Em Lisboa, Mário Mota Marques, 66 anos, director de Assuntos Externos da Comunidade Bahá'í em Portugal, ressalva, apesar de tudo, que «há uma força mental enorme em Nélson mas também uma pacificação, uma humildade calma» que se revelam decisivos nos momentos chave da competição. Mas, humilde como devem ser todos os bahá'is, diz que essa força interior poderia ser conquistada com «outra formação de origem espiritual e religiosa».

Em Portugal, existem cerca de 8 mil seguidores Bahá’í que acreditam existir um único Deus, que a humanidade é uma família e que há uma unidade fundamental entre todas as religiões. A comunidade Bahá'í tem muito orgulho em Nelson Évora como atleta mas, sobretudo, como homem: «Ele é a simplicidade e a modéstia em pessoa».

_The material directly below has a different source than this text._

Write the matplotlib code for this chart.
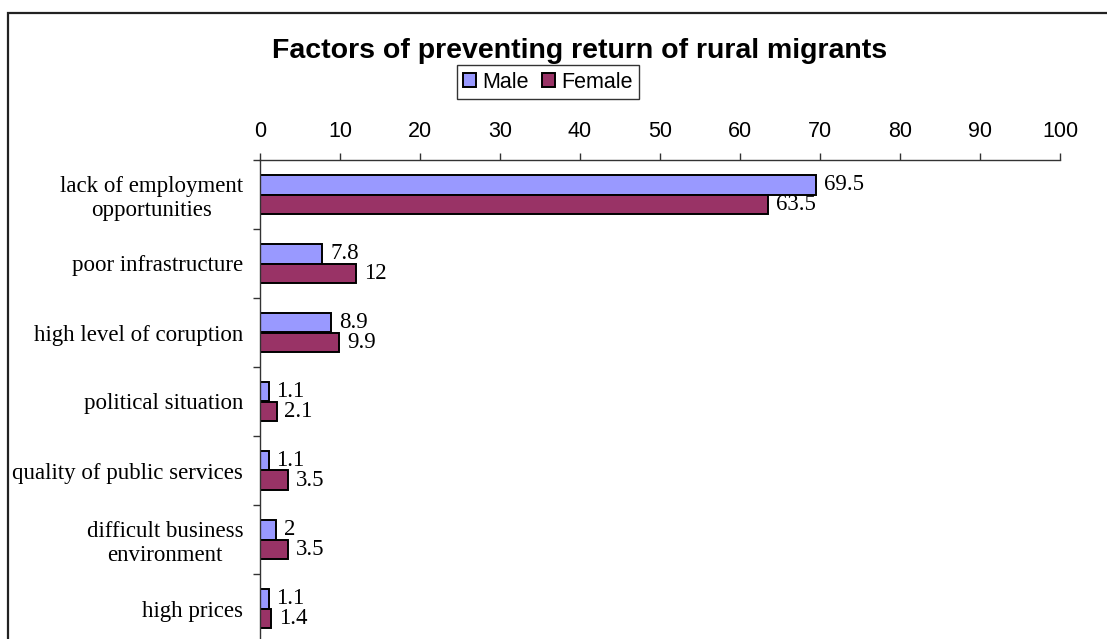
import matplotlib
matplotlib.use("Agg")
import matplotlib.pyplot as plt
from matplotlib.patches import Patch, Rectangle
import numpy as np

categories = ["lack of employment\nopportunities", "poor infrastructure", "high level of coruption",
              "political situation", "quality of public services",
              "difficult business\nenvironment", "high prices"]
male = [69.5, 7.8, 8.9, 1.1, 1.1, 2, 1.1]
female = [63.5, 12, 9.9, 2.1, 3.5, 3.5, 1.4]
male_labels = ["69.5", "7.8", "8.9", "1.1", "1.1", "2", "1.1"]
female_labels = ["63.5", "12", "9.9", "2.1", "3.5", "3.5", "1.4"]
xticks = [0, 10, 20, 30, 40, 50, 60, 70, 80, 90, 100]
title = "Factors of preventing return of rural migrants"

W, H = 1107, 639
fig = plt.figure(figsize=(W / 100, H / 100), dpi=100)

# outer frame (top & left visible, rest off-image)
fig.patches.append(Rectangle((8 / W, -0.1), 1.2, 1 - 13 / H + 0.1, transform=fig.transFigure,
                             fill=False, edgecolor="#222222", linewidth=1.6, zorder=0))

ax = fig.add_axes([260 / W, -4 / H, 800 / W, (643 - 160) / H])

y = np.arange(len(categories))
bh = 0.28
ax.barh(y - bh / 2, male, height=bh, color="#9999FF", edgecolor="black", linewidth=1.4, label="Male")
ax.barh(y + bh / 2, female, height=bh, color="#993366", edgecolor="black", linewidth=1.4, label="Female")

serif = "Liberation Serif"
sans = "Liberation Sans"
for i in range(len(categories)):
    ax.annotate(male_labels[i], (male[i], y[i] - bh / 2), xytext=(5.5, 0), textcoords="offset points",
                va="center", ha="left", fontsize=16.5, family=serif)
    ax.annotate(female_labels[i], (female[i], y[i] + bh / 2), xytext=(5.5, 0), textcoords="offset points",
                va="center", ha="left", fontsize=16.5, family=serif)

ax.set_xlim(0, 100)
ax.set_ylim(len(categories) - 0.5, -0.5)
ax.xaxis.tick_top()
ax.set_xticks(xticks)
ax.set_xticklabels([str(t) for t in xticks], fontsize=15.5, family=sans)
ax.tick_params(axis="x", direction="out", length=5, width=1, pad=8, color="#333333")

ax.set_yticks(y)
ax.set_yticklabels(categories, fontsize=16.5, family=serif, multialignment="center", linespacing=1.2)
ax.tick_params(axis="y", which="major", length=0, pad=12)
ax.set_yticks(np.arange(-0.5, len(categories) + 0.5, 1), minor=True)
ax.tick_params(axis="y", which="minor", length=5, width=1, color="#333333")

for s in ["right", "bottom"]:
    ax.spines[s].set_visible(False)
for s in ["top", "left"]:
    ax.spines[s].set_color("#333333")
    ax.spines[s].set_linewidth(1)

fig.text(580 / W, 1 - 58 / H, title, ha="center", va="baseline", fontsize=20.5,
         fontweight="bold", family=sans)

handles = [Patch(facecolor="#9999FF", edgecolor="black", linewidth=1.4, label="Male"),
           Patch(facecolor="#993366", edgecolor="black", linewidth=1.4, label="Female")]
leg = fig.legend(handles=handles, loc="center", bbox_to_anchor=(548 / W, 1 - 82 / H), ncol=2,
                 frameon=True, fancybox=False, prop={"family": sans, "size": 15.5},
                 handlelength=0.6, handleheight=0.6, handletextpad=0.3, columnspacing=0.6,
                 borderpad=0.3, borderaxespad=0)
leg.get_frame().set_edgecolor("black")
leg.get_frame().set_linewidth(1)

fig.savefig("out.png", dpi=100)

Quando João e Nélson regressarem "'faremos como quando ele foi campeão do mundo: o conselho nacional (nove membros) convida-os para uma oração e depois vamos todos almoçar». João Ganço comparecerá ao repasto com um look diferente: logo depois de ter ouvido o Hino no Ninho de Pássaro, cumpriu a aposta e imitou Nélson Évora: rapou o cabelo' tal como o atleta faz sempre, na manhã anterior a cada prova. E ambos continuam fiéis no objectivo que Nélson definiu, exemplarmente, logo após receber a medalha: «Temos que continuar a trabalhar para que este não seja o ponto mais alto da minha carreira.» Será isso a tal procura da excelência? Ou apenas mais um sinal de teimosia?